In detail, where were the resources recovered?

A first tranche of 48 billion was recovered from the cohesion fund by establishing a constraint in favour of agriculture. These resources will therefore no longer be tied to rural areas. In Italy, around 92% of the country's territory is made up of rural areas and there was a strong risk that these funds would end up in initiatives implemented in rural areas but with no agricultural value.

And the second half?

A further 45 billion will be recovered from a fund for which, in principle, it was planned that one third of the endowment, starting in 2031, would be available to farmers. With the changes, farmers will have half of the endowment at their disposal, starting on 1 January 2028.

So the Pac is armoured?

Financially, I think so. The battle now shifts to the governance of the agricultural policy. Our main objective now would be to re-establish a first pillar of direct aid to farmers outside the single fund. But if this path should not prove viable, we could think about building a sort of 'protective fence' within the single fund to protect the farming world. But there is time to discuss this.

An important decision on the fertiliser issue also came out of yesterday's meeting

A real emergency intervention.
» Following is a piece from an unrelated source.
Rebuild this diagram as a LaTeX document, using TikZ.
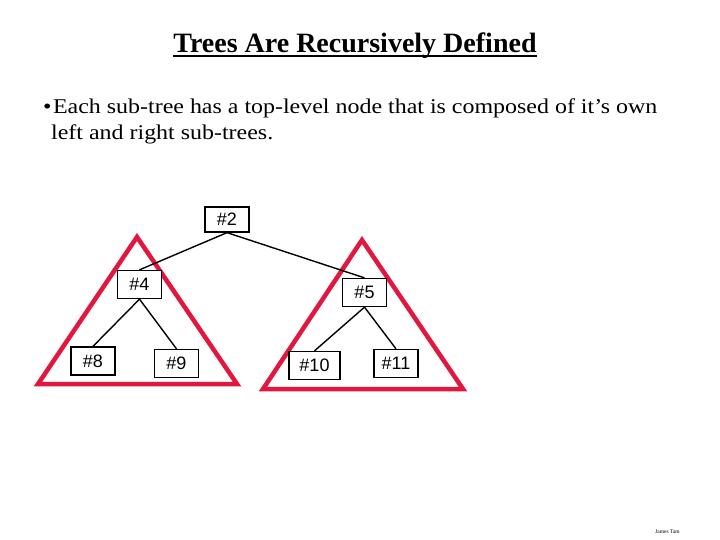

Since the beginning of the year with the entry into force of the carbon adjustment mechanism Cbam (in fact a tariff on carbon emissions produced to make fertilisers) product prices have risen by 10-20% making life difficult for farmers. With yesterday's decision the additional tariff has been de facto anaesthetised, tariff increases for 2026 will be suspended, and tariffs on imports from fertiliser-producing third countries other than Russia and Belarus under EU sanctions have been set at zero. As a result of these measures, we believe that farmers can also make savings on their fertiliser expenditure.

What is missing for Italy to give its final go-ahead to the Mercosur agreement?

The last mile is missing. That is, the guarantees on the principle of reciprocity that will be discussed in Coreper next Friday. It must be guaranteed that agricultural products from third countries imported into Europe comply with the same food safety rules imposed on European producers in order to avoid unfair competition. Much will be done with border and market controls. These are rules that can guarantee businesses but also consumers. There is general agreement on this, so much so that Health Commissioner Várhelyi stated that the principle of reciprocity in the future will not only apply to Mercosur but also to future international agreements.

So what is still missing?

Agreement on safeguard clauses is missing. At present, an 8% threshold is set to identify an imbalance in prices and imports. If, as a result of Mercosur, there were to be an increase in imports from Latin America of more than 8% or a collapse in European prices of more than 8%, the trade agreement would be immediately suspended.